Source: Sunan At-Tirmidhi 2517
Grade: Hasan (fair) according to Al-Albani

I find that question extremely offensive..

Although iv heard the hadith many times.

My wit would be the end of me...although not my own..

Socially awkward.
 
Assalaamu alaikum,

It's curious, but in many wealthy countries, there are various efforts to get women to have more children through cash incentives of various kinds or subsidized childcare.

I read some years ago that a wealthy-country person consumed 20 times the amount of an impoverished person of a nation in Africa. (smile) And this made me think of Scimi's off-hand suggestion of 20 children. Because it suddenly seemed to me that if this statistic was correct, having a wealthy-country child was equivalent to having 20 non-wealthy children… (laugh) and I suddenly though: good God, if I have 6 children, does that mean I'm burdening the earth with the equivalent of 120 children?!

So I looked around the internet a bit. I didn't find the 20-for-1 reference, but I did come across some data compiled by the Global Footprint Network, which looks at various countires' use of resources, tracks them over time, and compares them. After reading the legal fineprint for how I could use this data, I was a bit concerned that I might have trouble using it directly. So I decided to draw on the 2007 data posted on Wikipedia. Each country's footprint is expressed in global hectares/person (gha/p) for the year (a hectare (10, 000 square meters) is about the size of a soccer field).

Fascinatingly, the world's top consumers are in the Gulf states. UAE, Qatar and Bahrain all clocked in at over 10 gha/p. Canada (my country) was 8th on the list of top consumers at 7,01 gha/p. The UK was listed further down with 4.89, Indonesia was 1.21, Pakistan was 0.77, and Puerto Rico was the least consuming country at 0.04 gha/p.

A quick calculation yielded that 1 Canadian used as much as over 5 Indonesians or 9 Pakistanis or… 175 Puerto Ricans! Yikes!

Birth rates are not the whole story, though. When I immigrated to Canada 30-some years ago, there were about 24 million Canadians. Since then, the population has soared to over 35 million. When people come here, they are very eager to get the wealthiest kind of lifestyle that they can get (irregardless of what their previous level was). (sigh) It's our greedy human nature. Looking at the most-consuming populations on this planet, then, I cannot but help come to the conclusion that the biggest problem right now is our human greed, and the fact that more and more people are accessing wasteful lifestyles.

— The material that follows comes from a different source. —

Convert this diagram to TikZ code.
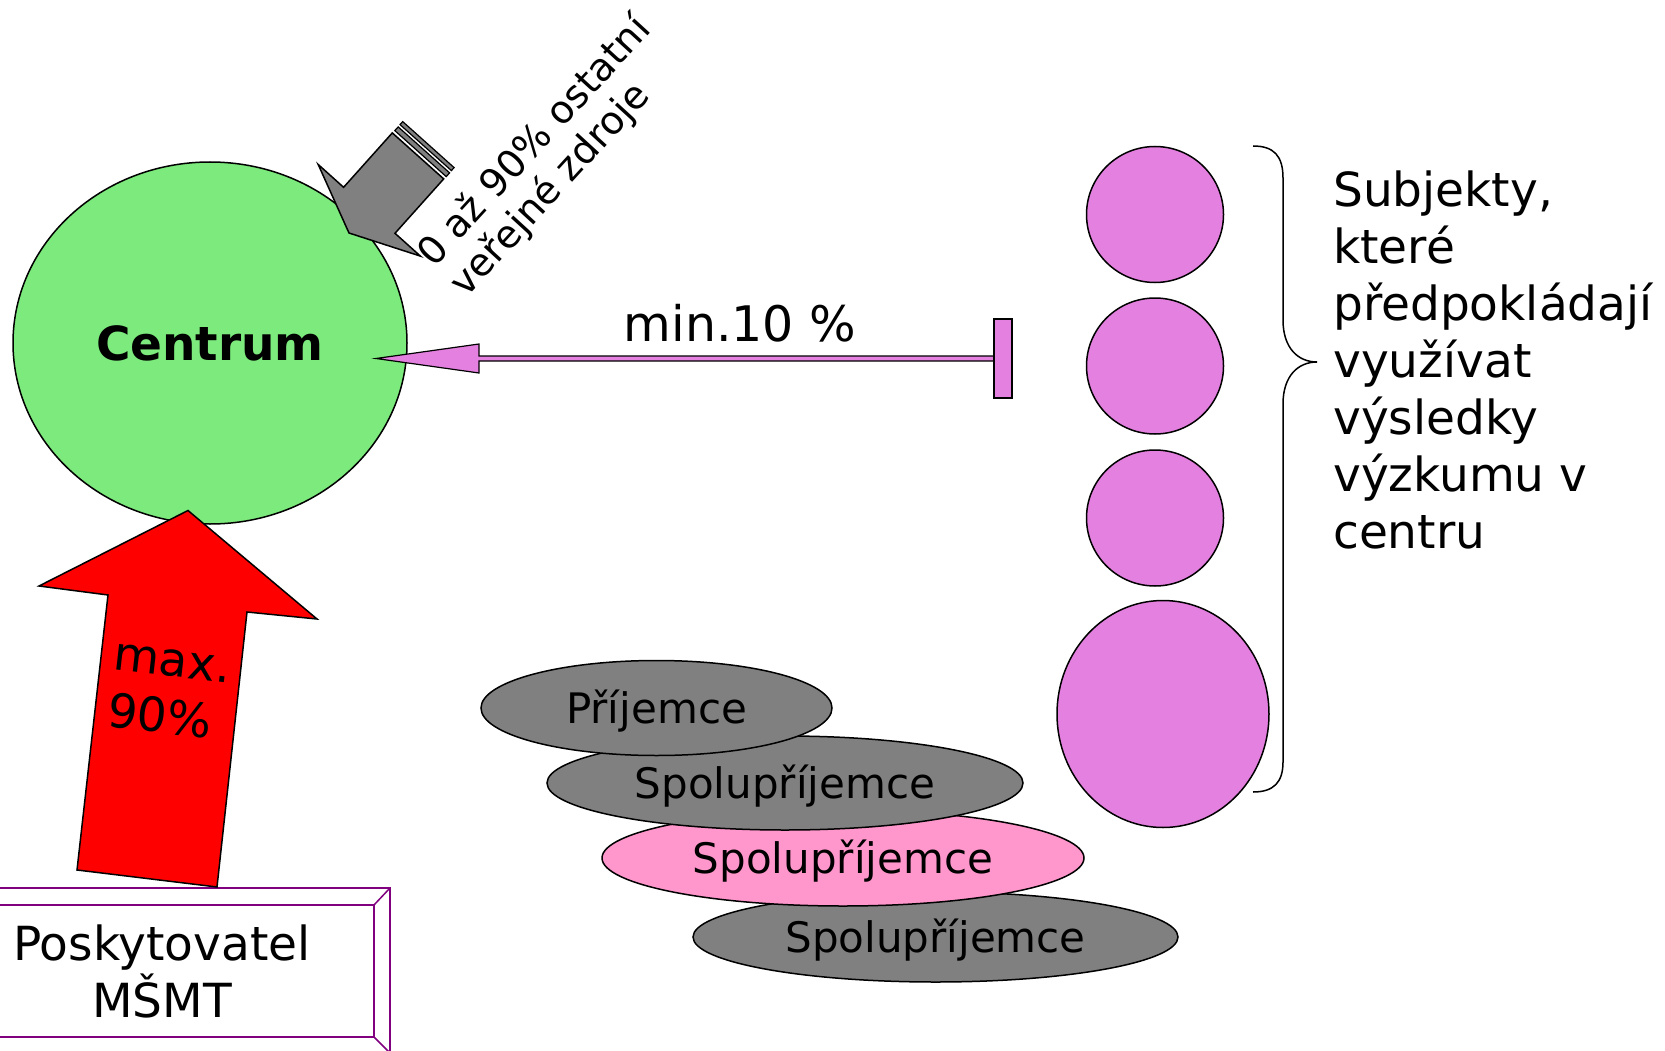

Yes, local people can degrade their local environments. But it is a truth that a lot of resources are being seized by large corporations and local peoples are losing their means of subsistence (in all countries). From internal pressures like the desire for more, and external pressures like the inability to subsist off the local resources, people move, often to large cities, and wealthier nations. These migrants put pressure on the new locales' resources, as witnessed by Ardianto. They also lose their traditional networks of support, and families become more vulnerable (and this is true in wealthier countries, too), and children of migrants are more likely to have problems such as addictions, family violence, neglected children and mental health problems (and these have also been touched upon by Ardianto).

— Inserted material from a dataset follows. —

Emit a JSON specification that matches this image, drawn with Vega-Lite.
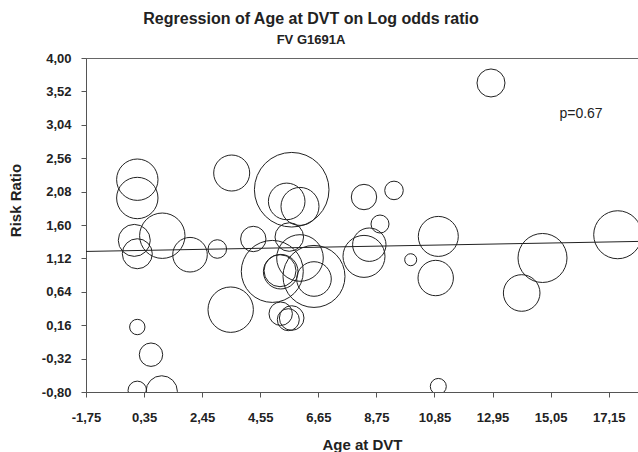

Just targeting poor women and telling them to have less children will not really help. This is why I believe we need to look at our own human desire for more, and how we can individually live lives less wasteful. As it says in the Qur'an 6:141

Yusuf Ali:
It is He Who produceth gardens, with trellises and without, and dates, and tilth with produce of all kinds, and olives and pomegranates, similar (in kind) and different (in variety): eat of their fruit in their season, but render the dues that are proper on the day that the harvest is gathered. But waste not by excess: for Allah loveth not the wasters.

But just looking at an individual's actions is not enough. There are many individuals who would like to live differently, but find themselves constrained (and oppressed) by laws that favour large corporations (as touched upon by Scimi). And this is why I feel that we also need to look at the laws that regulate corporations, and those laws that have been designed to favour corporations over non-corporate commercial entities (like individuals trying to earn a small profit to live off).

(smile) And as always, I love the gentle posts by Sister Herb. I feel she has another piece of the puzzle. Her home-baking and gardening and crafts are a few of the ways that we can live less-wasteful, healthier, more Islamic… and happier lives.


May Allah, the Designer Who Knows something about us that the angels do not know, Guide us to ways that Please Him.